McCarthy’s litany of obsequiousness was all for naught: The right flank of the House Republican caucus wasn’t having his leadership bid because… well, they just weren’t, that’s all. “Look, this is not the Tea Party,” former Republican strategist Tim Miller says of McCarthy’s opposition. “The Tea Party might have been performative, but at least they had an ethos. There was at least a policy objective to what the Tea Party was doing. Here, there’s no overarching policy objective—they’re just motivated by clicks and TV hits. It’s a party of charlatans, and they’re increasingly gaining power. I mean, you just have to look at these districts and the people who ran and won in 2018, 2020, and 2022, saying they wanted to be more like Trump.” Now, in the opening act of the 2023 Congress, “they just want to have a performative fight” over McCarthy’s speakership, Miller adds. “So even if Kevin cuts another deal with them to impeach [Homeland Security Secretary Alejandro] Majorkas, that won’t be enough. Nothing is enough.”

“This is the culmination of years of intraparty factional battle, starting at least with the rise of the Freedom Caucus in 2015,” says congressional scholar Matthew Green, who chairs the political science department at Catholic University. “The battle for the speaker is a proxy battle that’s been taking shape between the bulk of the Republican caucus on the one hand and the Freedom Caucus on the other. Now we’re seeing it play out on the floor of the House.” The way to understand the fight, Green says, is “the problem of the governing Republicans versus the grievance Republicans.”

Indeed, in the perverse logic of the conservative movement’s flight from governance, McCarthy has largely demonstrated his unsuitability to lead the right by wanting the gig so overtly. “Part of the problem is that for at least some of these lawmakers it appears to be personal,” Green says. “One of the digs on McCarthy from the conservative movement is that he only cares about power, not policy. They’re not convinced that McCarthy is on board with the conservative agenda.”

Of course, the agenda on the right doesn’t have a great deal to do with policy-making either, as McCarthy’s own half-hearted effort to marshal the party behind his hand-waving 2022 “Commitment to America” program made painfully clear. Still, the trick in the transactional-power world of Washington is not to seem excessively needy, and McCarthy exudes neediness out of every pore. When Gaetz was putting forward Jordan’s candidacy, Green notes,”he said that Jordan is modest to a fault, and that he’s not willing to sell shares of himself,” in a far-from-subtle callout to McCarthy’s campaign for the post. “There’s a balancing act to be struck,” Green says. “You want more power, but you don’t want to wear it on your sleeve.”
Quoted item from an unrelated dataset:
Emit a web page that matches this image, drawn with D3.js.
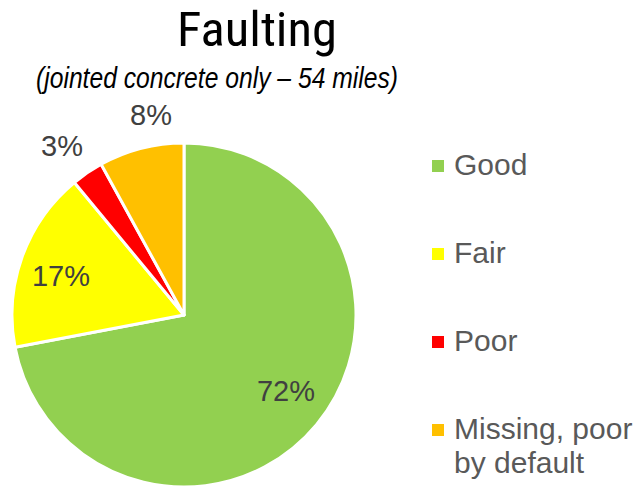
<!DOCTYPE html>
<html><head><meta charset="utf-8">
<script src="https://cdn.jsdelivr.net/npm/d3@7"></script>
<style>body{margin:0;background:#fff}</style>
</head><body>
<svg id="c" width="635" height="488"></svg>
<script>
const categories = ["Good", "Fair", "Poor", "Missing, poor by default"];
const legendLines = [["Good"], ["Fair"], ["Poor"], ["Missing, poor", "by default"]];
const values = [72, 17, 3, 8];
const colors = ["#92d050", "#ffff00", "#ff0000", "#ffc000"];
const title = "Faulting";
const subtitle = "(jointed concrete only \u2013 54 miles)";

const svg = d3.select("#c");
const cx = 184, cy = 315, r = 172;

svg.append("text").attr("x", 257).attr("y", 46).attr("text-anchor", "middle")
  .attr("font-family", "'Liberation Sans Narrow', 'Roboto Condensed', Arial Narrow, sans-serif")
  .attr("font-size", 49).attr("fill", "#000")
  .attr("textLength", 160).attr("lengthAdjust", "spacingAndGlyphs").text(title);
svg.append("text").attr("x", 217).attr("y", 88).attr("text-anchor", "middle")
  .attr("font-family", "'Liberation Sans Narrow', Arial Narrow, sans-serif")
  .attr("font-style", "italic").attr("font-size", 29).attr("fill", "#000")
  .attr("textLength", 362).attr("lengthAdjust", "spacingAndGlyphs").text(subtitle);

const pie = d3.pie().sort(null).value(d => d)(values);
const arc = d3.arc().innerRadius(0).outerRadius(r);
const g = svg.append("g").attr("transform", `translate(${cx},${cy})`);
g.selectAll("path").data(pie).join("path")
  .attr("d", arc).attr("fill", (d, i) => colors[i])
  .attr("stroke", "#fff").attr("stroke-width", 3).attr("stroke-linejoin", "round");

const labelPos = [[102, 78], [-123, -37], [-122, -167], [-33, -198]];
const fmt = d3.format(".0%");
g.selectAll("text.lbl").data(pie).join("text").attr("class", "lbl")
  .attr("x", (d, i) => labelPos[i][0]).attr("y", (d, i) => labelPos[i][1])
  .attr("text-anchor", "middle").attr("dominant-baseline", "middle")
  .attr("font-family", "'Liberation Sans', Arial, sans-serif").attr("font-size", 29)
  .attr("fill", "#404040").text(d => fmt(d.value / 100));

const leg = svg.append("g");
const ly = [164, 252, 340, 428];
legendLines.forEach((lines, i) => {
  leg.append("rect").attr("x", 432).attr("y", ly[i] - 4).attr("width", 12).attr("height", 12).attr("fill", colors[i]);
  const t = leg.append("text").attr("x", 454).attr("y", ly[i] + 11)
    .attr("font-family", "'Liberation Sans', Arial, sans-serif").attr("font-size", 30).attr("fill", "#595959");
  lines.forEach((ln, j) => t.append("tspan").attr("x", 454).attr("dy", j ? 34 : 0).text(ln));
});
</script>
</body></html>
It’s true that McCarthy assiduously wooed potential dissenters in advance—getting the initial support of Jordan himself and reviving the congressional career of Marjorie Taylor Greene, who had previously been stripped of her committee assignments for bigoted and conspiratorial outbursts such as the claim that a string of forest fires in California had been ignited by “Jewish space lasers.” But as Green notes, “those were individual members, not efforts to address the broader, deeper concerns of the caucus. You contrast this with what Pelosi did in 2018. She was in real trouble then, when more Democrats said they’d oppose her. But she was very systematic in targeting members most likely to flip and making deals with them.”
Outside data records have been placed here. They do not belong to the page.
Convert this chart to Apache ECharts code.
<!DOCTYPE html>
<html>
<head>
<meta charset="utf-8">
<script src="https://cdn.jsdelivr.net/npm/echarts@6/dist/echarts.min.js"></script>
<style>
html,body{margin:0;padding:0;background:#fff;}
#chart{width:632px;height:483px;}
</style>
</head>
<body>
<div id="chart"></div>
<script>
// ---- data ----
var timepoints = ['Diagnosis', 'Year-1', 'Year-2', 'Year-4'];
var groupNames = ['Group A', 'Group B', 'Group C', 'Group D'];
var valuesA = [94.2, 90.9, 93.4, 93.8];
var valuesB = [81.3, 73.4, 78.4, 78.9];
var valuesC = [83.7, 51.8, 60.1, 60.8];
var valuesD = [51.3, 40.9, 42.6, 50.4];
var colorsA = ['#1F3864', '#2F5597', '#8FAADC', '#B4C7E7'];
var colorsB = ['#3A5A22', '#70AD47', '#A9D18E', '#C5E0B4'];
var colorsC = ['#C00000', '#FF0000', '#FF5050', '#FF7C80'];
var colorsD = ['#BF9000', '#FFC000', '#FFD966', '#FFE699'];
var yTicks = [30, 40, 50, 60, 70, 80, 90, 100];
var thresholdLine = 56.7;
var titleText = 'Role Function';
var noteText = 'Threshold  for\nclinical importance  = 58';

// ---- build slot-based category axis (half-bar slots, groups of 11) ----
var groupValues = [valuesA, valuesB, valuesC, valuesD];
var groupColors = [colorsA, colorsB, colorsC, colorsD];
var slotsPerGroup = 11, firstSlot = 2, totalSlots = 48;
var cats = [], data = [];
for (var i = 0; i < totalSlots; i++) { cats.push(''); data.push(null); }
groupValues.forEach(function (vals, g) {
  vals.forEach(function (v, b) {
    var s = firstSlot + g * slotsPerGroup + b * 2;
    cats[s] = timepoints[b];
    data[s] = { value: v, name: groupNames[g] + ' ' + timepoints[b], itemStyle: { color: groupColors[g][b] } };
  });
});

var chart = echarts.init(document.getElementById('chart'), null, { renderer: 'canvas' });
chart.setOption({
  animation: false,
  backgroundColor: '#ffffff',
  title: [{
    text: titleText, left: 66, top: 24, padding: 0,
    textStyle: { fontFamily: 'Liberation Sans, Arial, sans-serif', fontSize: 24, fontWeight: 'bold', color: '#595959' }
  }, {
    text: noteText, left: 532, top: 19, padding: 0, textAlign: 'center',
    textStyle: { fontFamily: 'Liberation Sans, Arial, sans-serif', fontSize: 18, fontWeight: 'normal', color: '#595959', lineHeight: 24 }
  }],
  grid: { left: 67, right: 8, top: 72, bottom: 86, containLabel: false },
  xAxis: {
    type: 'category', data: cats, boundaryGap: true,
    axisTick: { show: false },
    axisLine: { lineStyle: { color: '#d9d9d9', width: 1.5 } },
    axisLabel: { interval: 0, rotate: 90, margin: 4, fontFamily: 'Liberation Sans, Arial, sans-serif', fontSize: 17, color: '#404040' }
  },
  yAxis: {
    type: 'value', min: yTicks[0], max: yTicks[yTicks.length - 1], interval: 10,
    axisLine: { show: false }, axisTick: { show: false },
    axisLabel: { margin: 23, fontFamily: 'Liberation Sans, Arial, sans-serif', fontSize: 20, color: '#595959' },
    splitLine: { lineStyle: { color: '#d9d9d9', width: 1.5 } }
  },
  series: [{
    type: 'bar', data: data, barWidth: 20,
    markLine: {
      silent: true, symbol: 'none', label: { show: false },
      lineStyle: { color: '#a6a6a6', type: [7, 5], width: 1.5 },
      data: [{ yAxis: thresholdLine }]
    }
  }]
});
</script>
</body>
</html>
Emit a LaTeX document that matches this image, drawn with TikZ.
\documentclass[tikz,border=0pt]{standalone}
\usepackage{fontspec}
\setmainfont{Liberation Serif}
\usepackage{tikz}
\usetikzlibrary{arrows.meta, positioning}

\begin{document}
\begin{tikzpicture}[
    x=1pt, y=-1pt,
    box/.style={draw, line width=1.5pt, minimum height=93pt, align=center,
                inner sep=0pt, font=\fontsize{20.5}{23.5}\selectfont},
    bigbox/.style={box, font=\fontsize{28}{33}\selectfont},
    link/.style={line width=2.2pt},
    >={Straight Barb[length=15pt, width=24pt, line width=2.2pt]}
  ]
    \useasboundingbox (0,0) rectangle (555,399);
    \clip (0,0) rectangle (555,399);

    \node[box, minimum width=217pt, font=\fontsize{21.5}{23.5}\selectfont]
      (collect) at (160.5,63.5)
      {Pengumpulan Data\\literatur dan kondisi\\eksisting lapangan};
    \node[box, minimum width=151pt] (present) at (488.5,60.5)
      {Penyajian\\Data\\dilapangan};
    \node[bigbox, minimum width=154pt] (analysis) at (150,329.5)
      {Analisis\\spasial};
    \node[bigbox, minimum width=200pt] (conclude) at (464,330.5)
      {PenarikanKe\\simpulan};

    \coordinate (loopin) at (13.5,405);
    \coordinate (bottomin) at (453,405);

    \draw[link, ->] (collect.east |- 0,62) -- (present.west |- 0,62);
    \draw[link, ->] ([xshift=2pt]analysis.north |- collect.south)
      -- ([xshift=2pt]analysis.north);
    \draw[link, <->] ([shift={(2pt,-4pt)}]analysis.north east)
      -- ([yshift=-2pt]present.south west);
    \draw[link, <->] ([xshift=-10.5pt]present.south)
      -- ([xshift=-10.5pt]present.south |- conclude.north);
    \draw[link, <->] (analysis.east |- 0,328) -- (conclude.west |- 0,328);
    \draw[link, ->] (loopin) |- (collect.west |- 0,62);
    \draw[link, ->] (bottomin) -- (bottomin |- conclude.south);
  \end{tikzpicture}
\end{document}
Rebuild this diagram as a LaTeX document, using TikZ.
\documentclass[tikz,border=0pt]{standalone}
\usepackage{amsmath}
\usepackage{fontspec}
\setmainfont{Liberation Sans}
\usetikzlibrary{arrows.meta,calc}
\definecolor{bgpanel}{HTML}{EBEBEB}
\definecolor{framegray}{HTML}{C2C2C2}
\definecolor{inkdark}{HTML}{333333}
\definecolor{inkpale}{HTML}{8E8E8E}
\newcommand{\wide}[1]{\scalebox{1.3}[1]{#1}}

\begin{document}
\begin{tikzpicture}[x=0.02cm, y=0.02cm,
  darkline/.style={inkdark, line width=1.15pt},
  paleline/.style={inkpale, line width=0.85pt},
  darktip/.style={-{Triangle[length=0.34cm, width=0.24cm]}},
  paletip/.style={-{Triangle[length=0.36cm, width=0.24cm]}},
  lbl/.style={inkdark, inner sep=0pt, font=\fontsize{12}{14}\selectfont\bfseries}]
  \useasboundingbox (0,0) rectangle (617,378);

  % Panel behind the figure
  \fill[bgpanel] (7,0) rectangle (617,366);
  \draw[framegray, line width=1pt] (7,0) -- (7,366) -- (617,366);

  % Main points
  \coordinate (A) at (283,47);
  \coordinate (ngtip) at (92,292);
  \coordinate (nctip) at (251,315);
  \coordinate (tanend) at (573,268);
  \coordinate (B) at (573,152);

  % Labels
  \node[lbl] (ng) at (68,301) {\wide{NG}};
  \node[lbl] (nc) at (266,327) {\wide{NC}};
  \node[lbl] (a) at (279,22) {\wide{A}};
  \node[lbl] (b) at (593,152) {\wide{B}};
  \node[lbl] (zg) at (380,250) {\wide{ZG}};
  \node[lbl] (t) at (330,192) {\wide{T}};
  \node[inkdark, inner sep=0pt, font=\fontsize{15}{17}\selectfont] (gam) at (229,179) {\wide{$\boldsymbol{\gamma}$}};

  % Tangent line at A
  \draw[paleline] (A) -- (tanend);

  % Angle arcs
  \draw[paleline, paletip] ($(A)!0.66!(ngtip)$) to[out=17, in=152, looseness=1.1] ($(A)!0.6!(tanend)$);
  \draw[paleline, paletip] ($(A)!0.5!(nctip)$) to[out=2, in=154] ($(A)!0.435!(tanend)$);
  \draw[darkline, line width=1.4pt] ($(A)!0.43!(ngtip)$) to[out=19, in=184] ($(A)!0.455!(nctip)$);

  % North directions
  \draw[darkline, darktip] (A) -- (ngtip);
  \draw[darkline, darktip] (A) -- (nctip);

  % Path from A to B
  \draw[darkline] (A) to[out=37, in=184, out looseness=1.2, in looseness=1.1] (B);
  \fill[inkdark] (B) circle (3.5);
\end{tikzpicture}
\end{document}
While McCarthy does appear to have gone into deal-cutting overdrive at the outset of negotiations, he has only the scorn of Matt Gaetz to show for all his bowing and scraping at the moment of decision. “McCarthy was making all these concessions but still had Republicans saying they wouldn’t vote for him,” Green says. “The whole point of a concession is getting something in return.”
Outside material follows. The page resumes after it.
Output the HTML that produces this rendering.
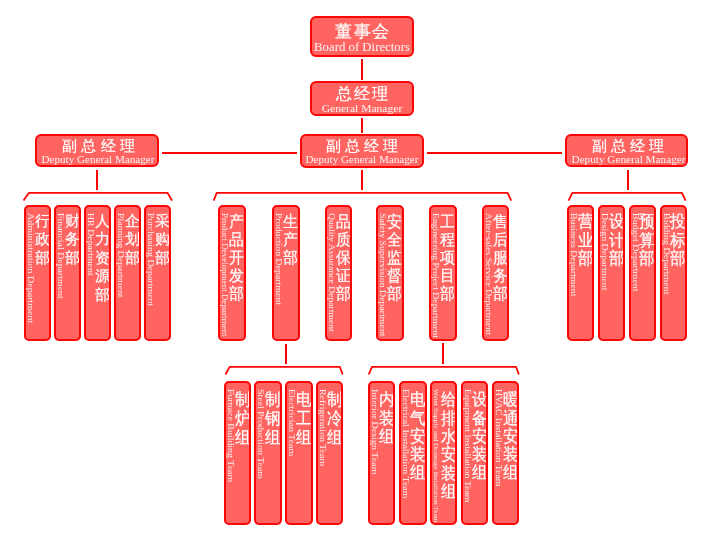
<!DOCTYPE html>
<html><head><meta charset="utf-8"><style>
html,body{margin:0;padding:0;background:#fff;width:726px;height:541px;overflow:hidden}
body{position:relative;font-family:"Liberation Sans",sans-serif}
#wrap{position:absolute;left:0;top:0;width:726px;height:541px;filter:blur(0.35px)}
.hb,.vb{position:absolute;box-sizing:border-box;border:2px solid #fc0505;background:#ff6461;border-radius:6px;color:#fff;overflow:hidden}
.vb{border-radius:5px}
.hcn{position:absolute;left:0;right:0;text-align:center;line-height:1;white-space:nowrap;font-weight:500;-webkit-text-stroke:0.2px #fff}
.hen{position:absolute;color:rgba(255,255,255,0.92);left:-20px;right:-20px;text-align:center;line-height:1;white-space:nowrap;font-family:"Liberation Serif",serif}
.vcn{position:absolute;transform-origin:0 0;right:-0.5px;width:15px;font-size:15px;line-height:18.2px;text-align:center;font-weight:500;-webkit-text-stroke:0.2px #fff}
.ven{position:absolute;color:rgba(255,255,255,0.88);margin-left:-1px;writing-mode:vertical-rl;font-family:"Liberation Serif",serif;line-height:10px;width:10px;white-space:nowrap;transform-origin:0 0}
.ln{position:absolute;background:#fc0505}
svg{position:absolute;left:0;top:0}
svg path{fill:none;stroke:#fc0505;stroke-width:1.8;stroke-linejoin:round}
</style></head><body>
<div id="wrap">
<div class="hb" style="left:310px;top:16px;width:104px;height:41px"><div class="hcn" style="left:0px;right:0px;top:5px;font-size:17px;letter-spacing:1.5px;text-indent:1.5px">董事会</div><div class="hen" style="left:-20px;right:-20px;top:23px;font-size:12.4px;transform:scaleX(1.032)">Board of Directors</div></div>
<div class="hb" style="left:310px;top:81px;width:104px;height:35px"><div class="hcn" style="left:0px;right:0px;top:3px;font-size:16px;letter-spacing:2px;text-indent:2px">总经理</div><div class="hen" style="left:-20px;right:-20px;top:19.5px;font-size:11px;transform:scaleX(1.050)">General Manager</div></div>
<div class="hb" style="left:35px;top:134px;width:124px;height:33px"><div class="hcn" style="left:1.5px;right:-1.5px;top:2.3px;font-size:15px;letter-spacing:4.2px;text-indent:4.2px">副总经理</div><div class="hen" style="left:-19.5px;right:-20.5px;top:19px;font-size:10.4px;transform:scaleX(1.069)">Deputy General Manager</div></div>
<div class="hb" style="left:300px;top:134px;width:124px;height:34px"><div class="hcn" style="left:0px;right:0px;top:2.3px;font-size:15px;letter-spacing:4.2px;text-indent:4.2px">副总经理</div><div class="hen" style="left:-20px;right:-20px;top:19px;font-size:10.4px;transform:scaleX(1.069)">Deputy General Manager</div></div>
<div class="hb" style="left:565px;top:134px;width:123px;height:33px"><div class="hcn" style="left:1.5px;right:-1.5px;top:2.3px;font-size:15px;letter-spacing:4.2px;text-indent:4.2px">副总经理</div><div class="hen" style="left:-18.5px;right:-21.5px;top:19px;font-size:10.4px;transform:scaleX(1.079)">Deputy General Manager</div></div>
<div class="ln" style="left:361px;top:59px;width:2px;height:21px"></div>
<div class="ln" style="left:361px;top:117.5px;width:2px;height:15.0px"></div>
<div class="ln" style="left:162px;top:152px;width:135px;height:2px"></div>
<div class="ln" style="left:427px;top:152px;width:135px;height:2px"></div>
<div class="ln" style="left:96px;top:169.5px;width:2px;height:20.5px"></div>
<div class="ln" style="left:361px;top:169.5px;width:2px;height:20.5px"></div>
<div class="ln" style="left:627px;top:169.5px;width:2px;height:20.5px"></div>
<div class="ln" style="left:285px;top:343.5px;width:2px;height:20.0px"></div>
<div class="ln" style="left:442px;top:342.5px;width:2px;height:21.0px"></div>
<div class="vb" style="left:24px;top:205px;width:27px;height:136px"><div class="ven" style="left:0.2px;top:5.6px;font-size:8.1px;transform:scaleY(1.236)">Administration Department</div><div class="vcn" style="top:4.6px;line-height:18.50px;transform:scaleY(1.0)">行<br>政<br>部</div></div>
<div class="vb" style="left:54px;top:205px;width:27px;height:136px"><div class="ven" style="left:0.2px;top:5.6px;font-size:8.1px;transform:scaleY(1.218)">Financial Department</div><div class="vcn" style="top:4.6px;line-height:18.50px;transform:scaleY(1.0)">财<br>务<br>部</div></div>
<div class="vb" style="left:84px;top:205px;width:27px;height:136px"><div class="ven" style="left:0.2px;top:5.6px;font-size:8.1px;transform:scaleY(1.217)">HR Department</div><div class="vcn" style="top:4.6px;line-height:18.50px;transform:scaleY(1.0)">人<br>力<br>资<br>源<br>部</div></div>
<div class="vb" style="left:114px;top:205px;width:27px;height:136px"><div class="ven" style="left:0.2px;top:5.6px;font-size:8.1px;transform:scaleY(1.226)">Planning Department</div><div class="vcn" style="top:4.6px;line-height:18.50px;transform:scaleY(1.0)">企<br>划<br>部</div></div>
<div class="vb" style="left:144px;top:205px;width:27px;height:136px"><div class="ven" style="left:0.2px;top:5.6px;font-size:8.1px;transform:scaleY(1.223)">Purchasing Department</div><div class="vcn" style="top:4.6px;line-height:18.50px;transform:scaleY(1.0)">采<br>购<br>部</div></div>
<div class="vb" style="left:218px;top:205px;width:27.5px;height:136px"><div class="ven" style="left:0.2px;top:5.6px;font-size:8.1px;transform:scaleY(1.112)">Product Development Department</div><div class="vcn" style="top:5.8px;line-height:16.71px;transform:scaleY(1.08)">产<br>品<br>开<br>发<br>部</div></div>
<div class="vb" style="left:272px;top:205px;width:27.5px;height:136px"><div class="ven" style="left:0.2px;top:5.6px;font-size:8.1px;transform:scaleY(1.213)">Production Department</div><div class="vcn" style="top:5.8px;line-height:16.71px;transform:scaleY(1.08)">生<br>产<br>部</div></div>
<div class="vb" style="left:324.5px;top:205px;width:27.5px;height:136px"><div class="ven" style="left:0.2px;top:5.6px;font-size:8.1px;transform:scaleY(1.190)">Quality Assurance Department</div><div class="vcn" style="top:5.8px;line-height:16.71px;transform:scaleY(1.08)">品<br>质<br>保<br>证<br>部</div></div>
<div class="vb" style="left:376px;top:205px;width:27.5px;height:136px"><div class="ven" style="left:0.2px;top:5.6px;font-size:8.1px;transform:scaleY(1.216)">Safety Supervision Department</div><div class="vcn" style="top:5.8px;line-height:16.71px;transform:scaleY(1.08)">安<br>全<br>监<br>督<br>部</div></div>
<div class="vb" style="left:429px;top:205px;width:27.5px;height:136px"><div class="ven" style="left:0.2px;top:5.6px;font-size:8.1px;transform:scaleY(1.193)">Engineering Project Department</div><div class="vcn" style="top:5.8px;line-height:16.71px;transform:scaleY(1.08)">工<br>程<br>项<br>目<br>部</div></div>
<div class="vb" style="left:481.5px;top:205px;width:27.5px;height:136px"><div class="ven" style="left:0.2px;top:5.6px;font-size:8.1px;transform:scaleY(1.196)">After-sales Service Department</div><div class="vcn" style="top:5.8px;line-height:16.71px;transform:scaleY(1.08)">售<br>后<br>服<br>务<br>部</div></div>
<div class="vb" style="left:567px;top:205px;width:27px;height:136px"><div class="ven" style="left:0.2px;top:5.6px;font-size:8.1px;transform:scaleY(1.209)">Business Department</div><div class="vcn" style="top:6.4px;line-height:16.55px;transform:scaleY(1.1)">营<br>业<br>部</div></div>
<div class="vb" style="left:598px;top:205px;width:27px;height:136px"><div class="ven" style="left:0.2px;top:5.6px;font-size:8.1px;transform:scaleY(1.227)">Design Department</div><div class="vcn" style="top:6.4px;line-height:16.55px;transform:scaleY(1.1)">设<br>计<br>部</div></div>
<div class="vb" style="left:628.5px;top:205px;width:27px;height:136px"><div class="ven" style="left:0.2px;top:5.6px;font-size:8.1px;transform:scaleY(1.233)">Budget Department</div><div class="vcn" style="top:6.4px;line-height:16.55px;transform:scaleY(1.1)">预<br>算<br>部</div></div>
<div class="vb" style="left:659.5px;top:205px;width:27px;height:136px"><div class="ven" style="left:0.2px;top:5.6px;font-size:8.1px;transform:scaleY(1.229)">Bidding Department</div><div class="vcn" style="top:6.4px;line-height:16.55px;transform:scaleY(1.1)">投<br>标<br>部</div></div>
<div class="vb" style="left:223.5px;top:381px;width:27.5px;height:143.5px"><div class="ven" style="left:0.2px;top:5.6px;font-size:8.1px;transform:scaleY(1.223)">Furnace Building Team</div><div class="vcn" style="top:7.5px;line-height:16.91px;transform:scaleY(1.1)">制<br>炉<br>组</div></div>
<div class="vb" style="left:254.3px;top:381px;width:27.5px;height:143.5px"><div class="ven" style="left:0.2px;top:5.6px;font-size:8.1px;transform:scaleY(1.226)">Steel Production Team</div><div class="vcn" style="top:7.5px;line-height:16.91px;transform:scaleY(1.1)">制<br>钢<br>组</div></div>
<div class="vb" style="left:285px;top:381px;width:27.5px;height:143.5px"><div class="ven" style="left:0.2px;top:5.6px;font-size:8.1px;transform:scaleY(1.225)">Electrician Team</div><div class="vcn" style="top:7.5px;line-height:16.91px;transform:scaleY(1.1)">电<br>工<br>组</div></div>
<div class="vb" style="left:315.7px;top:381px;width:27.5px;height:143.5px"><div class="ven" style="left:0.2px;top:5.6px;font-size:8.1px;transform:scaleY(1.227)">Refrigeration Team</div><div class="vcn" style="top:7.5px;line-height:16.91px;transform:scaleY(1.1)">制<br>冷<br>组</div></div>
<div class="vb" style="left:368.2px;top:381px;width:27.3px;height:143.5px"><div class="ven" style="left:0.2px;top:5.6px;font-size:8.1px;transform:scaleY(1.239)">Interior Design Team</div><div class="vcn" style="top:7.5px;line-height:16.50px;transform:scaleY(1.1)">内<br>装<br>组</div></div>
<div class="vb" style="left:399.3px;top:381px;width:27.3px;height:143.5px"><div class="ven" style="left:0.2px;top:5.6px;font-size:8.1px;transform:scaleY(1.227)">Electrical Installation Team</div><div class="vcn" style="top:7.5px;line-height:16.50px;transform:scaleY(1.1)">电<br>气<br>安<br>装<br>组</div></div>
<div class="vb" style="left:430px;top:381px;width:27.3px;height:143.5px"><div class="ven" style="left:0.2px;top:5.6px;font-size:6.8px;transform:scaleY(1.076)">Water Supply and Drainage Installation Team</div><div class="vcn" style="top:7.5px;line-height:16.64px;transform:scaleY(1.1)">给<br>排<br>水<br>安<br>装<br>组</div></div>
<div class="vb" style="left:460.9px;top:381px;width:27.3px;height:143.5px"><div class="ven" style="left:0.2px;top:5.6px;font-size:8.1px;transform:scaleY(1.210)">Equipment Installation Team</div><div class="vcn" style="top:7.5px;line-height:16.50px;transform:scaleY(1.1)">设<br>备<br>安<br>装<br>组</div></div>
<div class="vb" style="left:491.9px;top:381px;width:27.3px;height:143.5px"><div class="ven" style="left:0.2px;top:5.6px;font-size:8.1px;transform:scaleY(1.217)">HVAC Installation Team</div><div class="vcn" style="top:7.5px;line-height:16.50px;transform:scaleY(1.1)">暖<br>通<br>安<br>装<br>组</div></div>
<svg width="726" height="541" viewBox="0 0 726 541"><path d="M23.5 200.6 L29 192.8 L167.5 192.8 L172 200.6"/><path d="M213.7 200.6 L216.7 192.8 L507.6 192.8 L511.2 200.6"/><path d="M568.6 200.6 L572.3 192.8 L682 192.8 L685.6 200.6"/><path d="M225.5 374.5 L229.6 366.8 L339.8 366.8 L342.6 374.5"/><path d="M368.7 374.5 L372 366.8 L516 366.8 L518.9 374.5"/></svg>
</div>
</body></html>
Then again, it could well be that the only fate worse for McCarthy than a failed speakership would be a successful one. “The key point, even if somehow he cobbles together the vote, he is completely castrated,” Miller says. “He’s even weaker than Boehner was at the end. The first time he needs to get Democratic votes to get a budget passed or a bill through, he’s done. It’s the barbarians in charge.”